Leeuwenhoek addressed how he was perceived by others, which concerned him even though as a commited empiricist, he had to insist: if I see it, it exists. For example, in this letter he wanted to see how:
the blood in its circulation is poured from the smallest branches of the arteries into the smallest branches of the venae, and that therefore the arteries and the venae are so to say connected.
Discussing Fig. 2, vessels in the breathing tube of a fly he came up with some very large numbers:
however accurately I tried to observe them, I could not see the junction and when the extreme ramifications appeared to me more than two hundred thousand times smaller than a hair from my beard I yet saw no junction.
He was still several years away from seeing the passage of red blood cells through the capillaries between arteries and veins, but meanwhile, he had expressed his problem: Two hundred thousand times smaller than a hair that people could barely see in the first place?

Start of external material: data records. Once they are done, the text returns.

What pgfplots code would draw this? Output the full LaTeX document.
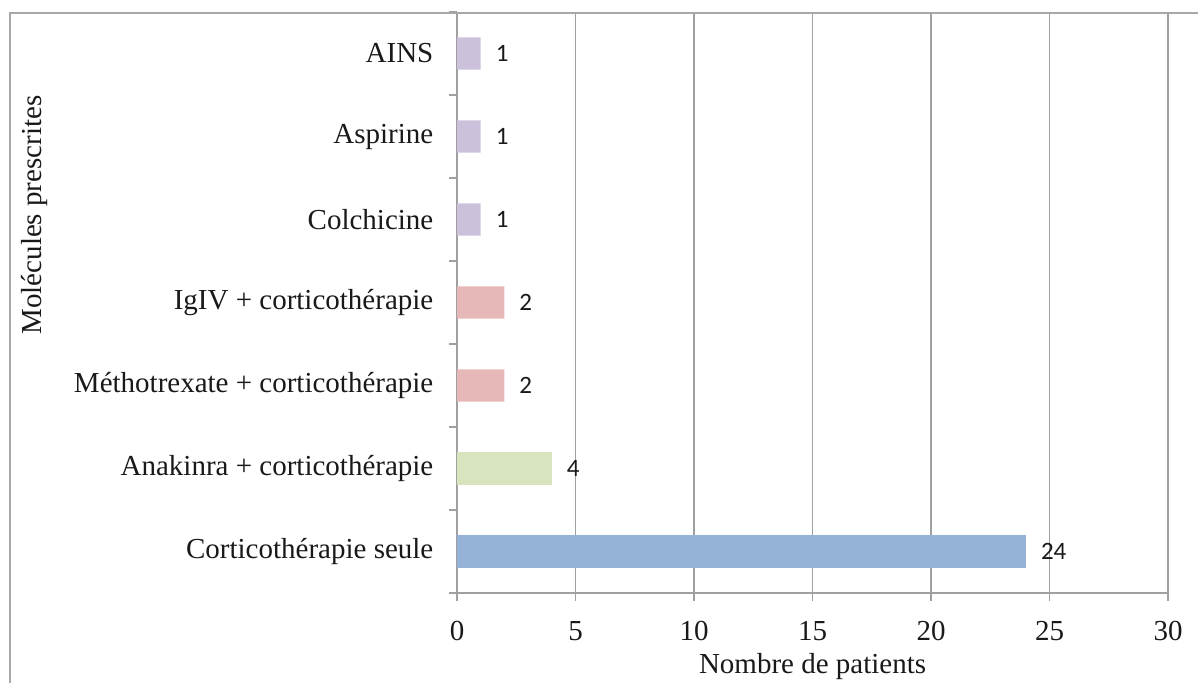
\documentclass[border=0pt]{standalone}
\usepackage{pgfplots}
\pgfplotsset{compat=1.18}
\usepackage{fontspec}
\setmainfont{Liberation Serif}
\newfontfamily\carlito{Carlito}
\definecolor{gridgray}{HTML}{A0A0A0}
\definecolor{framegray}{HTML}{A8A8A8}
\definecolor{cblue}{HTML}{95B3D7}
\definecolor{cgreen}{HTML}{D7E4BD}
\definecolor{cpink}{HTML}{E6B9B8}
\definecolor{cpurple}{HTML}{CCC1DA}
\begin{document}
\begin{tikzpicture}
\begin{axis}[
  at={(228.5pt,44.5pt)}, anchor=south west,
  scale only axis, width=355.6pt, height=290.5pt,
  xmin=0, xmax=30, ymin=-0.5, ymax=6.5,
  xtick={0,5,...,30},
  xmajorgrids, grid style={gridgray, line width=0.75pt},
  axis x line*=bottom, axis y line*=left,
  axis line style={gridgray, line width=0.75pt},
  every tick/.style={gridgray, line width=0.75pt},
  xtick align=outside, major tick length=3.8pt,
  ytick={0,...,6},
  yticklabels={Corticothérapie seule, Anakinra + corticothérapie, Méthotrexate + corticothérapie, IgIV + corticothérapie, Colchicine, Aspirine, AINS},
  ytick align=inside,
  y tick style={draw=none},
  extra y ticks={-0.5,0.5,...,6.5},
  extra y tick labels={},
  extra y tick style={ytick align=outside, y tick style={draw=gridgray}},
  tick label style={font=\fontsize{14.5}{17}\selectfont, text=black!90},
  yticklabel style={xshift=-4.5pt},
  xticklabel style={yshift=-7pt},
  /pgf/number format/assume math mode=true,
  xlabel={Nombre de patients},
  xlabel style={font=\fontsize{14.5}{17}\selectfont, text=black!90, yshift=1pt},
  xbar, bar width=0.39, bar shift=0pt,
  nodes near coords,
  nodes near coords style={font=\carlito\fontsize{12.5}{14}\selectfont, text=black!90, xshift=4pt},
]
\addplot[draw=none, fill=cblue] coordinates {(24,0)};
\addplot[draw=none, fill=cgreen] coordinates {(4,1)};
\addplot[draw=none, fill=cpink] coordinates {(2,2) (2,3)};
\addplot[draw=none, fill=cpurple] coordinates {(1,4) (1,5) (1,6)};
\end{axis}
\node[rotate=90, font=\fontsize{14.5}{17}\selectfont, text=black!90] at (17.5pt,233.5pt) {Molécules prescrites};
\draw[framegray, line width=1pt] (5pt,-20pt) -- (5pt,334.5pt) -- (620pt,334.5pt);
\pgfresetboundingbox
\useasboundingbox (0pt,0pt) rectangle (599pt,341pt);
\end{tikzpicture}
\end{document}
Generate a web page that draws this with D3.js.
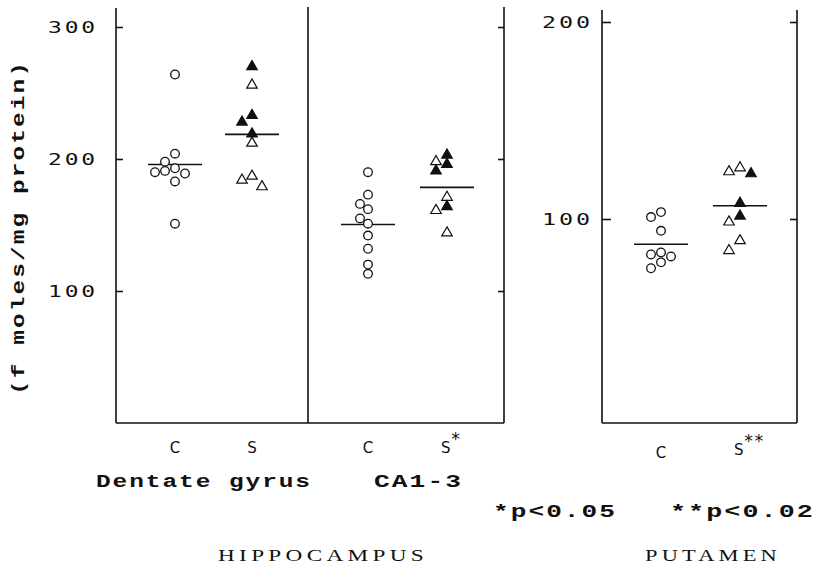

And as this computation of proportions may appear strange to many, I will show how I made my calculation. I have a scaled brass ruler and accurately observe through a good microscope how many divisions one of the thickest hairs from my beard will cover on the scaled ruler; for instance, the diameter of such a hair seen through a microscope has the length of 50 divisions. I then draw on the brass ruler, with the point of a needle, a line such as will appear to my naked eye like the thinnest vein of the fly seen through my microscope
Then he did the math, and the two hundred thousand grew by an order of magnitude!
I think that if 9 of such lines as I drew with the point of a needle lay side by side they would equal 1/50 of the diameter of a hair. If therefore 450 diameters of the thinnest veins, distinctly seen by me in a fly, equal the diameter of a hair from my beard, then a hair from my beard is two million times thicker than the thinnest blood-vessels of a fly.
"Two million times" was very difficult for people to accept. At the end of this letter, he addressed that problem directly:
As it has often reached my ear that I only tell fictitious stories about the little animals, and whereas I suffer many contradictions, and as there are gentlemen in France who venture to say that those are not living little animals which I show, and that if such water be boiled the particles which are supposed to be animals still continue to move, yet I have demonstrated the contrary to several distinguished Gentlemen. And I do not hesitate to say that the above-mentioned gentlemen have not advanced so far that they are able to make good observations.
He tried personal testimony:
As for me, I can say with perfect truth that I can put the smallest sort of which I shall here speak as distinct before my eyes and can see that they live, as if we saw with our naked eyes little flies or gnats flitting about in the air, although they are more than a hundred million times smaller than a coarse grain of sand; for not only do I observe their progress both when they hurry and when they slacken speed, but I see them turn about, stand still and in the end sometimes die; and those that are bigger I can distinctly see running along, as plainly as we see mice before our naked eyes; nay, in some I can even see the interior parts of their mouths being protruded or retracted, as if they played with them.